Playoff basketball introduces a different level of scrutiny. Adjustments tighten, possessions slow, and execution defines outcomes. For Oklahoma City's young core, this postseason will determine whether they are simply ahead of schedule or truly ready to contend.
San Antonio's Return to Relevance
The San Antonio Spurs reclaim a familiar position as the second seed, signaling a return to organizational stability and expectation.
Their first-round opponent will emerge from the Play-In, often carrying fatigue and exposure from recent games. That dynamic plays into San Antonio's identity—disciplined, structured, and capable of exploiting instability.
For a franchise defined by sustained excellence, the setting feels familiar.
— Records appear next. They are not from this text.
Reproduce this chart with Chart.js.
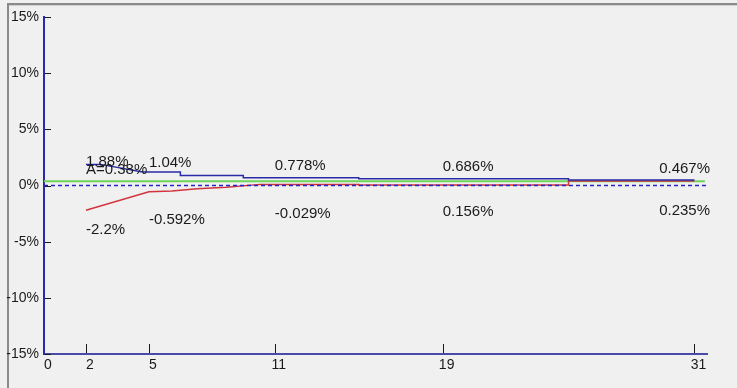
<!DOCTYPE html>
<html>
<head>
<meta charset="utf-8">
<script src="https://cdn.jsdelivr.net/npm/chart.js@4.4.0/dist/chart.umd.min.js"></script>
<style>
    body { margin: 0; background: #f0f0f0; }
    canvas { display: block; }
</style>
</head>
<body>
<canvas id="errChart" width="737" height="388"></canvas>
<script>
// x ticks (sample counts) and y ticks (percent)
const xTicks = [0, 2, 5, 11, 19, 31];
const yTicks = [-15, -10, -5, 0, 5, 10, 15];

// upper bound line (blue)
const upperX = [2, 2.7, 4.7, 6.5, 6.5, 9.5, 9.5, 15, 15, 25, 25, 31];
const upperY = [1.88, 1.88, 1.2, 1.2, 0.9, 0.9, 0.68, 0.68, 0.59, 0.59, 0.48, 0.48];

// lower bound line (red)
const lowerX = [2, 5, 6.1, 7.3, 8.7, 10.3, 15, 15, 25, 25, 31];
const lowerY = [-2.2, -0.55, -0.5, -0.3, -0.16, 0.1, 0.1, 0.05, 0.05, 0.4, 0.4];

// mean (green) and zero reference (dashed)
const meanValue = 0.38;
const meanX = [0, 31.5];
const zeroX = [0, 31.6];

// value labels
const labelN = [2, 5, 11, 19, 31];
const upperLabels = [1.88, 1.04, 0.778, 0.686, 0.467];
const lowerLabels = [-2.2, -0.592, -0.029, 0.156, 0.235];

function toPoints(xs, ys) {
    return xs.map((x, i) => ({ x: x, y: ys[i] }));
}

const tickFont = { family: 'Liberation Sans, Arial, sans-serif', size: 14 };

// background, panel edge, tick marks
const framePlugin = {
    id: 'frame',
    beforeDraw(chart) {
        const ctx = chart.ctx;
        ctx.save();
        ctx.fillStyle = '#f0f0f0';
        ctx.fillRect(0, 0, chart.width, chart.height);
        ctx.fillStyle = '#8a8a8a';
        ctx.fillRect(7, 3, chart.width - 7, 2);
        ctx.fillRect(7, 3, 2, chart.height - 3);
        ctx.fillStyle = '#d0d0d0';
        ctx.fillRect(9, 5, chart.width - 9, 1);
        ctx.restore();
    },
    afterDatasetsDraw(chart) {
        const ctx = chart.ctx;
        const xs = chart.scales.x;
        const ys = chart.scales.y;
        ctx.save();
        ctx.strokeStyle = '#1a1a1a';
        ctx.lineWidth = 1;
        ctx.beginPath();
        xTicks.forEach(v => {
            if (v === 0) return;
            const px = Math.round(xs.getPixelForValue(v)) + 0.5;
            ctx.moveTo(px, ys.bottom - 10);
            ctx.lineTo(px, ys.bottom - 1);
        });
        yTicks.forEach(v => {
            const py = Math.round(ys.getPixelForValue(v)) + 0.5;
            ctx.moveTo(xs.left + 1, py);
            ctx.lineTo(xs.left + 7, py);
        });
        ctx.stroke();
        ctx.restore();
    }
};

// percent labels above / below the bands
const labelPlugin = {
    id: 'valueLabels',
    afterDatasetsDraw(chart) {
        const ctx = chart.ctx;
        const xs = chart.scales.x;
        const ys = chart.scales.y;
        ctx.save();
        ctx.font = '15px Liberation Sans, Arial, sans-serif';
        ctx.fillStyle = '#1a1a1a';
        ctx.textBaseline = 'middle';
        ctx.textAlign = 'left';

        function put(text, n, py) {
            const w = ctx.measureText(text).width;
            const px = Math.min(xs.getPixelForValue(n), xs.right + 3 - w);
            ctx.fillText(text, px, py);
        }

        labelN.forEach((n, i) => {
            put(upperLabels[i] + '%', n, ys.getPixelForValue(upperLabels[i]) + (i === 0 ? -3 : -11));
            put(lowerLabels[i] + '%', n, ys.getPixelForValue(lowerLabels[i]) + (i === 0 ? 20 : 28));
        });
        put('A=' + meanValue + '%', labelN[0], ys.getPixelForValue(meanValue) - 11);
        ctx.restore();
    }
};

const ctx = document.getElementById('errChart').getContext('2d');
new Chart(ctx, {
    type: 'line',
    data: {
        datasets: [
            {
                label: 'upper',
                data: toPoints(upperX, upperY),
                borderColor: '#2a2aa6',
                borderWidth: 1.5,
                pointRadius: 0,
                order: 0
            },
            {
                label: 'zero',
                data: toPoints(zeroX, zeroX.map(() => 0)),
                borderColor: '#2424c8',
                borderWidth: 1.5,
                borderDash: [4, 3],
                pointRadius: 0,
                order: 1
            },
            {
                label: 'lower',
                data: toPoints(lowerX, lowerY),
                borderColor: '#d2343e',
                borderWidth: 1.5,
                pointRadius: 0,
                order: 2
            },
            {
                label: 'mean',
                data: toPoints(meanX, meanX.map(() => meanValue)),
                borderColor: '#6fd45a',
                borderWidth: 2,
                pointRadius: 0,
                order: 3
            }
        ]
    },
    options: {
        responsive: false,
        animation: false,
        layout: { padding: { left: 0, top: 17, right: 30, bottom: 0 } },
        plugins: {
            legend: { display: false },
            tooltip: { enabled: false }
        },
        scales: {
            x: {
                type: 'linear',
                min: 0,
                max: 31.6,
                afterBuildTicks: s => { s.ticks = xTicks.map(v => ({ value: v })); },
                afterFit: s => { s.height = 34; },
                ticks: {
                    autoSkip: false,
                    maxRotation: 0,
                    padding: 3,
                    labelOffset: 4,
                    color: '#1a1a1a',
                    font: tickFont
                },
                grid: { display: false, drawTicks: false },
                border: { display: true, color: '#4a4aa8', width: 2 }
            },
            y: {
                type: 'linear',
                min: -15,
                max: 15,
                afterBuildTicks: s => { s.ticks = yTicks.map(v => ({ value: v })); },
                afterFit: s => { s.width = 44; },
                ticks: {
                    padding: 5,
                    color: '#1a1a1a',
                    font: tickFont,
                    callback: v => v + '%'
                },
                grid: { display: false, drawTicks: false },
                border: { display: true, color: '#2a2ab0', width: 2 }
            }
        }
    },
    plugins: [framePlugin, labelPlugin]
});
</script>
</body>
</html>
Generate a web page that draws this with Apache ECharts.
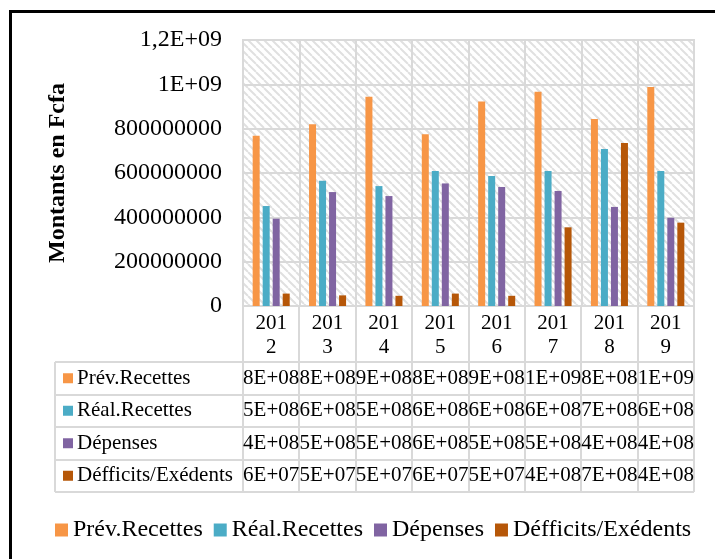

The context may be new, but the standard remains unchanged.
The West's Most Volatile Matchups
The middle of the Western bracket presents its most unpredictable stretch.
The Denver Nuggets face the Minnesota Timberwolves in a series built on physicality and half-court execution. It projects as a demanding matchup where endurance could shape future rounds.
Meanwhile, the Los Angeles Lakers meet the Houston Rockets in a contrast of styles. The Lakers bring experience and historical weight; the Rockets counter with pace and perimeter aggression.
Early momentum in either series could shift not only outcomes, but confidence across the bracket.
A League at a Turning Point
On the surface, the structure remains unchanged: four rounds, best-of-seven series, one champion. Beneath that, however, this postseason signals a broader transition.
The Pistons and Thunder represent a changing hierarchy. Traditional powers such as the Celtics, Lakers, and Spurs are navigating the balance between relevance and reinvention. Meanwhile, teams across the middle tier are positioning themselves as legitimate contenders rather than temporary stories.
The postseason rarely unfolds predictably. Leads disappear, roles evolve, and new names emerge under pressure.
That is what defines this moment. There is no clear path, no guaranteed outcome—only opportunity.
And over the next two months, that opportunity will belong to the team that proves it can take it.